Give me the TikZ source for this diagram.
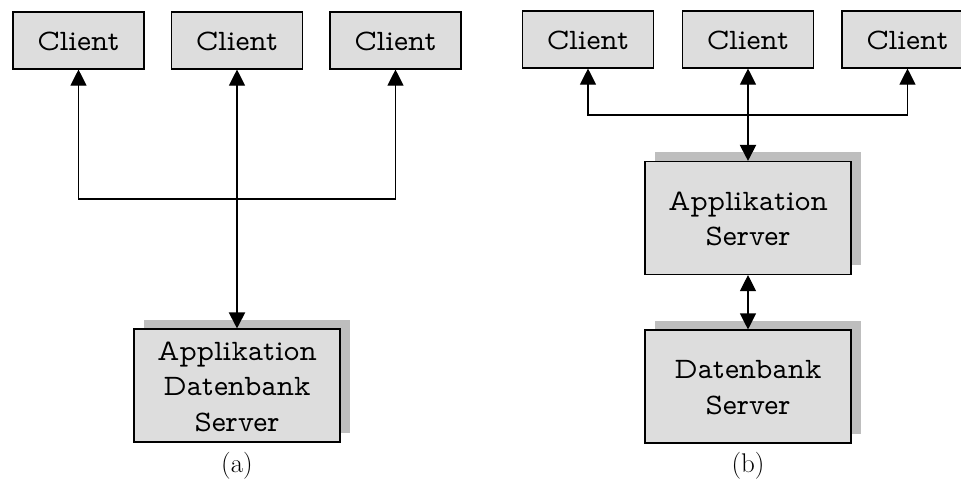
\documentclass[tikz,border=0pt]{standalone}
\usepackage{fontspec}
\usetikzlibrary{arrows.meta,calc}
\definecolor{boxgray}{gray}{0.867}
\definecolor{shadowgray}{gray}{0.745}
\setmainfont{Latin Modern Mono Prop}
\newfontfamily\capfont{Latin Modern Roman}
\newcommand\boxtext[1]{\vbox{\kern6pt\hbox{\begin{tabular}{@{}c@{}}#1\end{tabular}}}}
\tikzset{
  box/.style={draw=black,fill=boxgray,line width=1.1pt,inner sep=0pt,font=\fontsize{29.7}{35.5}\selectfont},
  clientbox/.style={box,minimum width=131pt,minimum height=57pt},
  serverbox/.style={box,minimum width=206pt,minimum height=113pt},
  shadowbox/.style={fill=shadowgray,inner sep=0pt,minimum width=206pt,minimum height=113pt},
  link/.style={line width=1.1pt,-{Triangle[length=16pt,width=16pt]}},
  linkk/.style={line width=2pt,-{Triangle[length=16pt,width=16pt]}},
  caption/.style={font=\fontsize{27}{30}\selectfont\capfont},
}
\begin{document}
\begin{tikzpicture}[x=1pt,y=-1pt]
\useasboundingbox (0,0) rectangle (961,479);
% (a)
\node[clientbox] (a1) at (78.5,40.5) {\boxtext{Client}};
\node[clientbox] (a2) at (237,40.5) {\boxtext{Client}};
\node[clientbox] (a3) at (395.5,40.5) {\boxtext{Client}};
\node[shadowbox] (as) at (247,376) {};
\node[serverbox] (as1) at (237,385.5) {\boxtext{Applikation\\Datenbank\\Server}};
\coordinate (aj) at (237,199);
\draw[link] (aj) -| (a1.south);
\draw[link] (aj) -| (a3.south);
\draw[link] (aj) -- (a2.south);
\draw[linkk] (aj) -- (as1.north);
\node[caption] (acap) at (237,466) {(a)};
% (b)
\node[clientbox] (b1) at (588,39.5) {\boxtext{Client}};
\node[clientbox] (b2) at (748,39.5) {\boxtext{Client}};
\node[clientbox] (b3) at (907.5,39.5) {\boxtext{Client}};
\node[shadowbox] (bs1s) at (758,208.5) {};
\node[serverbox] (bs1) at (748,218) {\boxtext{Applikation\\Server}};
\node[shadowbox] (bs2s) at (758,377.5) {};
\node[serverbox] (bs2) at (748,386.5) {\boxtext{Datenbank\\Server}};
\coordinate (bj) at (748,115);
\draw[link] (bj) -| (b1.south);
\draw[link] (bj) -| (b3.south);
\draw[link] (bj) -- (b2.south);
\draw[linkk] (bj) -- (bs1.north);
\draw[link,{Triangle[length=16pt,width=16pt]}-{Triangle[length=16pt,width=16pt]}] (bs1.south) -- (bs2.north);
\node[caption] (bcap) at (748,466) {(b)};
\end{tikzpicture}
\end{document}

→ **STATED PROBLEM**
Set down all the data again exactly as above, pictures excluded.

→ **OUTPUT FOR THIS TASK**
Give me the TikZ source for this diagram.
\documentclass[tikz,border=0pt]{standalone}
\usepackage{fontspec}
\usetikzlibrary{arrows.meta,calc}
\definecolor{boxgray}{gray}{0.867}
\definecolor{shadowgray}{gray}{0.745}
\setmainfont{Latin Modern Mono Prop}
\newfontfamily\capfont{Latin Modern Roman}
\newcommand\boxtext[1]{\vbox{\kern6pt\hbox{\begin{tabular}{@{}c@{}}#1\end{tabular}}}}
\tikzset{
  box/.style={draw=black,fill=boxgray,line width=1.1pt,inner sep=0pt,font=\fontsize{29.7}{35.5}\selectfont},
  clientbox/.style={box,minimum width=131pt,minimum height=57pt},
  serverbox/.style={box,minimum width=206pt,minimum height=113pt},
  shadowbox/.style={fill=shadowgray,inner sep=0pt,minimum width=206pt,minimum height=113pt},
  link/.style={line width=1.1pt,-{Triangle[length=16pt,width=16pt]}},
  linkk/.style={line width=2pt,-{Triangle[length=16pt,width=16pt]}},
  caption/.style={font=\fontsize{27}{30}\selectfont\capfont},
}
\begin{document}
\begin{tikzpicture}[x=1pt,y=-1pt]
\useasboundingbox (0,0) rectangle (961,479);
% (a)
\node[clientbox] (a1) at (78.5,40.5) {\boxtext{Client}};
\node[clientbox] (a2) at (237,40.5) {\boxtext{Client}};
\node[clientbox] (a3) at (395.5,40.5) {\boxtext{Client}};
\node[shadowbox] (as) at (247,376) {};
\node[serverbox] (as1) at (237,385.5) {\boxtext{Applikation\\Datenbank\\Server}};
\coordinate (aj) at (237,199);
\draw[link] (aj) -| (a1.south);
\draw[link] (aj) -| (a3.south);
\draw[link] (aj) -- (a2.south);
\draw[linkk] (aj) -- (as1.north);
\node[caption] (acap) at (237,466) {(a)};
% (b)
\node[clientbox] (b1) at (588,39.5) {\boxtext{Client}};
\node[clientbox] (b2) at (748,39.5) {\boxtext{Client}};
\node[clientbox] (b3) at (907.5,39.5) {\boxtext{Client}};
\node[shadowbox] (bs1s) at (758,208.5) {};
\node[serverbox] (bs1) at (748,218) {\boxtext{Applikation\\Server}};
\node[shadowbox] (bs2s) at (758,377.5) {};
\node[serverbox] (bs2) at (748,386.5) {\boxtext{Datenbank\\Server}};
\coordinate (bj) at (748,115);
\draw[link] (bj) -| (b1.south);
\draw[link] (bj) -| (b3.south);
\draw[link] (bj) -- (b2.south);
\draw[linkk] (bj) -- (bs1.north);
\draw[link,{Triangle[length=16pt,width=16pt]}-{Triangle[length=16pt,width=16pt]}] (bs1.south) -- (bs2.north);
\node[caption] (bcap) at (748,466) {(b)};
\end{tikzpicture}
\end{document}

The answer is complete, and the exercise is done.